This is what I have found under normal circumstances:
- Everything is fine
- Then, you get the error
- You might get a couple of other errors, saying stuff doesn't work
- The agents on the affected management server all serve up a false heartbeat failure
- The agents fail to a different management server
- The heartbeat failures resolve
- The affected management server says, "oh, I'm fine now, turns out nothing was really wrong with me"
- The agents change back to their primary management server
- Everything is now fine again...except you now have inaccurate availability, a bunch of auto-resolved false alerts, unnecessary state stages, unnecessary e-mails, and probably an upset server team who received those e-mails.
- Then, it all happens over again...
A Microsoft article existed at one point, which provided a registry change to workaround/fix the issue, but then the article disappeared. If you make this registry change on all of your management servers, it might just fix the issue. It fixed it for me, as well as other people. As far as I know, this change is unsupported, but it is also easily reversible.
Here is the fix/workaround:
Some Notes First:
- As always, before making any changes, back up your registry and SCOM databases.
- Make this change on ONE Management Server at a time, and give the management server some time to recover after the restart - about 15 minutes should do.

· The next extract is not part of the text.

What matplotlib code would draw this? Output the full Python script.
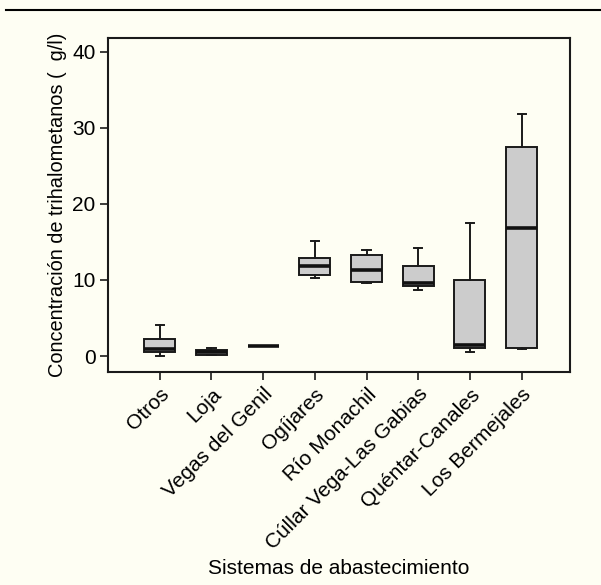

- As far as I know, Microsoft does not support this, so use at your own risk.
The Actual Steps:
- Open you Registry editor (Start > Run > regedit)
- HKLM\SYSTEM\CurrentControlSet\services\HealthService\Parameters
- Select the PoolManager Folder/Key. (If it does not exist, create it under Parameters)
- Create 2 new D-Words
- PoolLeaseRequestPeriodSeconds
- Give it a Value of 600 (Decimal)
- PoolNetworkLatencySeconds
- Give it a Value of 120 (Decimal)
- Restart the Management Server
- Give it Time to Recover
- Repeat on all Management Servers
- Let things calm down (probably an hour or more)
Good luck!